La Traviata a Odessa

fra tradizione e modernità

 

Eludendo le consuete linee programmatiche legate al repertorio locale, il teatro dell'opera di Odessa si è cimentato nell'allestimento di uno dei titoli più celebri del repertorio verdiano: Traviata. Una scelta dettata dalla contemporanea presenza di critici ed esperti del settore provenienti da numerosi paesi europei, fra i quali l'Italia, intervenuti a un convegno sul futuro dell'opera e sulle sue prospettive. Operazione ardua in quanto, se l'incontro è perfettamente riuscito nel suo obiettivo di avviare un confronto stimolante e costruttivo, l'allestimento teatrale è apparso meno efficace.

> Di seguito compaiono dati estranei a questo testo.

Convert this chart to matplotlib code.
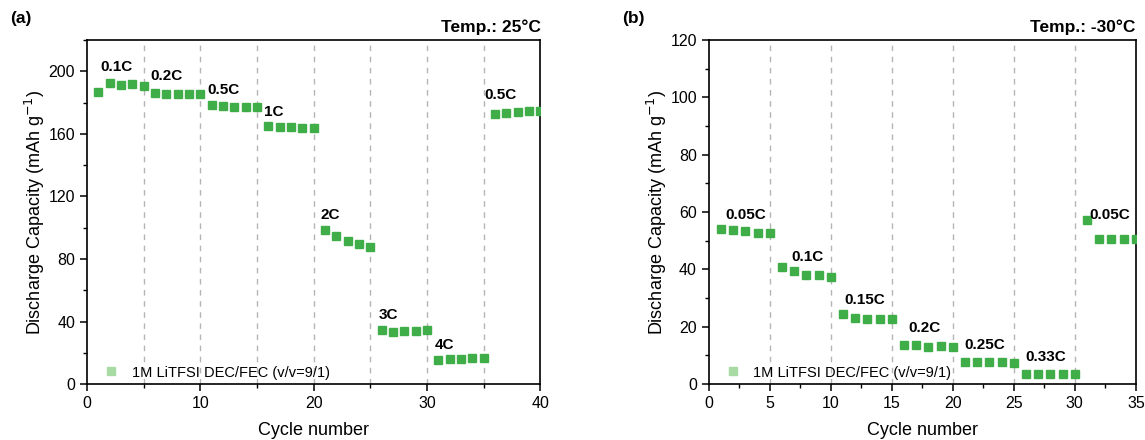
import matplotlib
matplotlib.use("Agg")
import matplotlib.pyplot as plt
from matplotlib.ticker import MultipleLocator
from matplotlib.lines import Line2D

plt.rcParams['font.family'] = ['Liberation Sans', 'DejaVu Sans']

# Panel (a): 25 °C
cycles_a = list(range(1, 41))
cap_a = [187.0, 192.4, 191.4, 191.6, 190.5,
         186.2, 185.4, 185.4, 185.8, 185.4,
         178.4, 178.0, 177.3, 177.5, 177.5,
         164.9, 164.5, 164.3, 163.6, 163.6,
         98.6, 94.7, 91.7, 89.6, 87.5,
         34.3, 33.5, 33.9, 33.9, 34.6,
         15.6, 16.0, 16.0, 16.4, 16.4,
         172.8, 173.4, 174.0, 174.7, 174.7]
rates_a = ["0.1C", "0.2C", "0.5C", "1C", "2C", "3C", "4C", "0.5C"]
rate_lab_x_a = [2.6, 7.0, 12.0, 16.5, 21.5, 26.6, 31.5, 36.5]
rate_lab_y_a = [203, 197, 188, 174, 108, 44, 25, 185]

# Panel (b): -30 °C
cycles_b = list(range(1, 36))
cap_b = [54.1, 53.6, 53.4, 52.6, 52.6,
         40.9, 39.5, 37.9, 37.9, 37.4,
         24.4, 23.2, 22.7, 22.7, 22.7,
         13.8, 13.5, 13.1, 13.3, 12.8,
         7.7, 7.7, 7.7, 7.7, 7.5,
         3.6, 3.6, 3.6, 3.6, 3.6,
         57.1, 50.5, 50.5, 50.5, 50.5]
rates_b = ["0.05C", "0.1C", "0.15C", "0.2C", "0.25C", "0.33C", "0.05C"]
rate_lab_x_b = [3.0, 8.1, 12.8, 17.7, 22.6, 27.6, 32.9]
rate_lab_y_b = [59, 44.5, 29.4, 19.6, 13.6, 9.4, 59]

legend_label = "1M LiTFSI DEC/FEC (v/v=9/1)"
green = '#3fae49'

fig = plt.figure(figsize=(11.45, 4.4), dpi=100)
ax1 = fig.add_axes([0.076, 0.127, 0.396, 0.782])
ax2 = fig.add_axes([0.619, 0.127, 0.373, 0.782])


def style(ax, xmax, xmaj, xmin, ymax, ymaj, ymin, vlines):
    ax.set_xlim(0, xmax)
    ax.set_ylim(0, ymax)
    ax.xaxis.set_major_locator(MultipleLocator(xmaj))
    ax.xaxis.set_minor_locator(MultipleLocator(xmin))
    ax.yaxis.set_major_locator(MultipleLocator(ymaj))
    ax.yaxis.set_minor_locator(MultipleLocator(ymin))
    ax.tick_params(which='major', direction='out', length=5, width=1.1, labelsize=11.5)
    ax.tick_params(which='minor', direction='out', length=3, width=1.0)
    for s in ax.spines.values():
        s.set_linewidth(1.2)
    for v in vlines:
        ax.axvline(v, color='#b5b5b5', ls=(0, (4, 4)), lw=1.0, zorder=0)
    ax.set_xlabel("Cycle number", fontsize=13, labelpad=8)
    ax.set_ylabel("Discharge Capacity (mAh g$^{-1}$)", fontsize=13, labelpad=1)


style(ax1, 40, 10, 5, 220, 40, 20, [5, 10, 15, 20, 25, 30, 35])
style(ax2, 35, 5, 2.5, 120, 20, 10, [5, 10, 15, 20, 25, 30])

ax1.plot(cycles_a, cap_a, 's', color=green, ms=6, mec=green, zorder=3)
ax2.plot(cycles_b, cap_b, 's', color=green, ms=6, mec=green, zorder=3)

for t, x, y in zip(rates_a, rate_lab_x_a, rate_lab_y_a):
    ax1.text(x, y, t, ha='center', va='center', fontsize=11, fontweight='bold')
for t, x, y in zip(rates_b, rate_lab_x_b, rate_lab_y_b):
    ax2.text(x, y, t, ha='center', va='center', fontsize=11, fontweight='bold')

handle = Line2D([], [], marker='s', ls='none', color='#a8dba4', mec='#a8dba4', ms=6)
for ax in (ax1, ax2):
    ax.legend([handle], [legend_label], loc='lower left', frameon=False,
              fontsize=10.5, handletextpad=0.8, handlelength=1.2,
              bbox_to_anchor=(0.005, -0.025))

fig.text(0.472, 0.938, "Temp.: 25°C", ha='right', va='center', fontsize=12.5, fontweight='bold')
fig.text(0.992, 0.938, "Temp.: -30°C", ha='right', va='center', fontsize=12.5, fontweight='bold')
fig.text(0.009, 0.958, "(a)", ha='left', va='center', fontsize=12.5, fontweight='bold')
fig.text(0.543, 0.958, "(b)", ha='left', va='center', fontsize=12.5, fontweight='bold')

fig.savefig("out.png", dpi=100)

Lo spettacolo pensato dal regista Yevhen Lavrenchuk resta in bilico fra la più vetusta tradizione e una modernità solo desiderata, ma non raggiunta. All'inizio Violetta è sola su una sorta di catafalco nero agitato dal vento, mentre un grammofono suona le prime note del preludio. Una prefigurazione dell'aura mortifera che avvolge l'ultimo atto, tutto giocato sul registro simbolico, con i protagonisti immobili che appaiono e scompaiono da un ampio velario oscuro. Una cifra che non viene mantenuta nel resto della rappresentazione, dalla costruzione piuttosto disorganica. In apertura di sipario la massa viene abbandonata a sé stessa, incapace a rendere il turbinio della festa. L'idea del personaggio che riprende l'azione, anche se in questo caso usa un vecchio apparecchio fotografico, non è certo nuova. Il taglio cinematografico dell'allestimento si riduce ad alcune proiezioni invero piuttosto banali, come quando Alfredo lancia in aria manciate di petali a simboleggiare il proprio amore. Le ornamentazioni statuarie, allusive del mito, aumentano la confusione simbolica. Le luci di Nataliia Hara in alcuni casi puntano alla facile spettacolarizzazione, mentre in altri ottengono risultati scontati (come quando la scena sovraffollata viene oscurata mentre la sola Violetta resta visibile, persa nelle proprie dolenti riflessioni). L'intima commozione del dramma borghese, basato sui contrasti sociali, viene inevitabilmente sciupata.

Le cose non vanno molto meglio dal punto di vista musicale. L'orchestra in verità suona bene, ma la direzione di Viacheslav Chernukho-Volich si mantiene sui binari di una correttezza che elude il romantico tormento. Riguardo il cast, il migliore è il Germont di Roman Strakhov, nel complesso ben cantato. Volenterosa la Violetta di Anastasiia Holub, anche se le intenzioni non sempre si traducono in esiti soddisfacenti. Nel finale del primo atto mostra sovente suoni striduli, e la dizione è incomprensibile. Il senso di smarrimento latita, così come lo sbiadire graduale del personaggio, il piegarsi della coscienza di fronte alla logica implacabile del mondo esterno. Oleg Zlakoman canta Alfredo con un impeto degno di Manrico, ma gli mancano raffinatezza e romantico abbandono. Apprezzabile la Flora di Taisiia Shafranska, brava infine la Annina di Hanna Bondarenko. Forse l'equivoco principale è stato quello di considerare Traviata come un enfatico melodramma romantico, e non come un'intima conversazione screziata da un malinconico senso di perdita e di abbandono. Da questo punto di vista resta ancora molto da lavorare. Il pubblico presente, comunque, ha dimostrato di apprezzare.